[Records with drawing code]
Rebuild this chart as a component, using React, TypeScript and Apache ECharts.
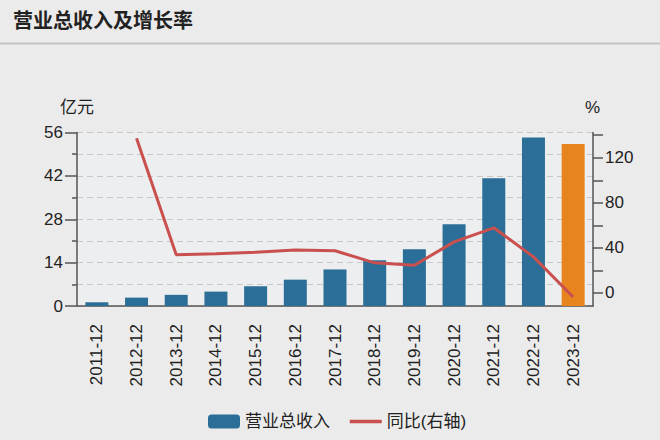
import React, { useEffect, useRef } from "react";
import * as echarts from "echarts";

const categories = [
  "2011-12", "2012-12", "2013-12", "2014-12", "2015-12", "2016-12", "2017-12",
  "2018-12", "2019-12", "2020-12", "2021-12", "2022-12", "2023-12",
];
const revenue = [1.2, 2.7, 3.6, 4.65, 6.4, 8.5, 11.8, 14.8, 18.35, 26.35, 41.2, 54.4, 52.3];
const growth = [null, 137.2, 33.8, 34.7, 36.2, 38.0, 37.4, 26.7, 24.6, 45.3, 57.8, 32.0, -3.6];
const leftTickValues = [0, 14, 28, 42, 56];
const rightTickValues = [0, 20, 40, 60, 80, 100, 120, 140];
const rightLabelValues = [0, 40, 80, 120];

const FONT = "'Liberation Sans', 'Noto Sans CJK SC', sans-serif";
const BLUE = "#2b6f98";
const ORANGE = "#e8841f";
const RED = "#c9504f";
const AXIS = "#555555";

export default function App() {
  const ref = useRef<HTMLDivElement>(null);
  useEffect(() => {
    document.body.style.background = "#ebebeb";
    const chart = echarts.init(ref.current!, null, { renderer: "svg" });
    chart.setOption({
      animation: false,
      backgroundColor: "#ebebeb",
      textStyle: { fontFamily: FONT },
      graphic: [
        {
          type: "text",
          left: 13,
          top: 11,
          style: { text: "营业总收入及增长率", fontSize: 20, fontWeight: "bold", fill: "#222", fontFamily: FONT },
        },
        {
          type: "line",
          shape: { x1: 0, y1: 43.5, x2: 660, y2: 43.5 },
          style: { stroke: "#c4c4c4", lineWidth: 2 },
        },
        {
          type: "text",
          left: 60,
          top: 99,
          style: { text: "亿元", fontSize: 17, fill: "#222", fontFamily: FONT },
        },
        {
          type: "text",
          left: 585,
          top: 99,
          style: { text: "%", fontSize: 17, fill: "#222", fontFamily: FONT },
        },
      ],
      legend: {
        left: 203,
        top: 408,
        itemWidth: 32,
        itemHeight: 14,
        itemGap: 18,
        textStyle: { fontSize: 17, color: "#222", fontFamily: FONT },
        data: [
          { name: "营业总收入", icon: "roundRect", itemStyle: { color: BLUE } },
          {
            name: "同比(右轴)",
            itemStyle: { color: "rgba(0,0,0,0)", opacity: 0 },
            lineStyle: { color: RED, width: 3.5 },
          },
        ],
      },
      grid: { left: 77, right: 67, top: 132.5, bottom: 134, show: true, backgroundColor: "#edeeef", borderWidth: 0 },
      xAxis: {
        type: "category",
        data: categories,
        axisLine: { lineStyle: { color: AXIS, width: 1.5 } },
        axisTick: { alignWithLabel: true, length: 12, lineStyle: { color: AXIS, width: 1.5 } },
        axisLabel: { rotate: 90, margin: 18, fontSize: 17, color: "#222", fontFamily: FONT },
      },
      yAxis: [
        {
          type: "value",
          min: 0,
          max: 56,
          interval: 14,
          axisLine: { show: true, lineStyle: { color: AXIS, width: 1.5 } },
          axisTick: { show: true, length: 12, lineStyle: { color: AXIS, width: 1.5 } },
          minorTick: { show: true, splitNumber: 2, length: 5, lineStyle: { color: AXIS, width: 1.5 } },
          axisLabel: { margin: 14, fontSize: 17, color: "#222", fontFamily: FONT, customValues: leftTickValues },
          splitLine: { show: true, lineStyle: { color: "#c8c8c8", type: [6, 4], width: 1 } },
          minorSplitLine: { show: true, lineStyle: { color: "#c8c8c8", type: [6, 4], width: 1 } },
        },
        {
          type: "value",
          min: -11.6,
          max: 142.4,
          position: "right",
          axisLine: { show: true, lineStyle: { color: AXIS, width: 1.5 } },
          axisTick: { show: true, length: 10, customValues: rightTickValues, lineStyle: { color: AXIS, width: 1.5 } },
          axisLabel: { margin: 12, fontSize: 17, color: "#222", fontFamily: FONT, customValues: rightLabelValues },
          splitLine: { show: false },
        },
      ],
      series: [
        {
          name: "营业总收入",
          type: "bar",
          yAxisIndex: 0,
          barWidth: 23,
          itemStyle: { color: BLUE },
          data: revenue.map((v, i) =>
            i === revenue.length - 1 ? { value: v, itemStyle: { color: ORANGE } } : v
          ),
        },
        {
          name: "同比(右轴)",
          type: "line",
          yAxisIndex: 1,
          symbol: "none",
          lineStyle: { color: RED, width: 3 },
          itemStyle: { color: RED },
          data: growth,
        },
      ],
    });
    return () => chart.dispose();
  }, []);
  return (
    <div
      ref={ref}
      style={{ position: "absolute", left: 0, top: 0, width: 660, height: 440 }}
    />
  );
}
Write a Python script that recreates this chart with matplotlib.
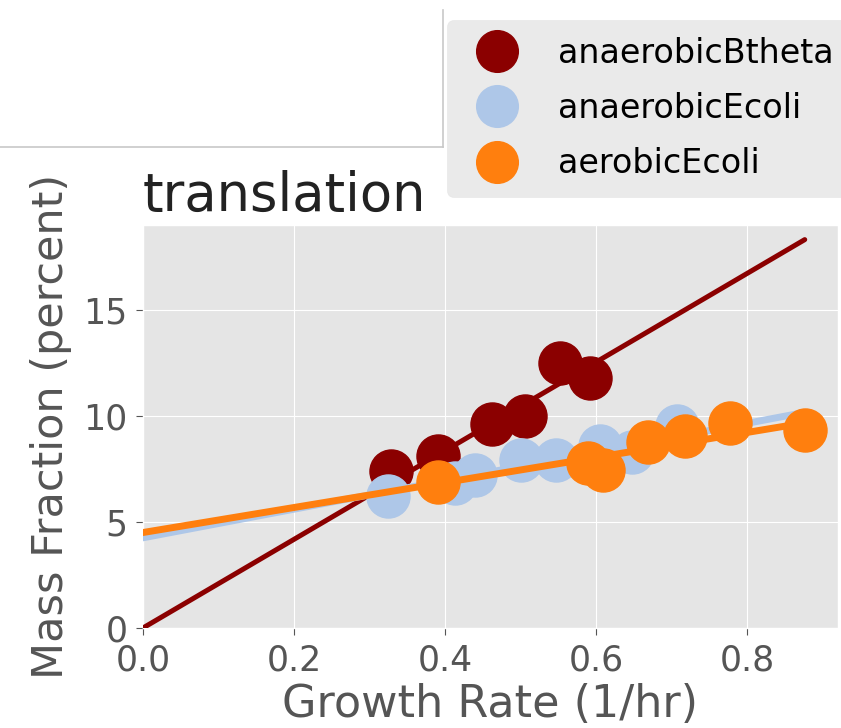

■ GIVEN PROBLEM
Leave out the pictures, then repeat the listing above exactly from its first line to the line with "import * as", inclusive.

■ OUTPUT OF THE TASK
Rebuild this chart as a component, using React, TypeScript and Apache ECharts.
import React, { useEffect, useRef } from "react";
import * as echarts from "echarts";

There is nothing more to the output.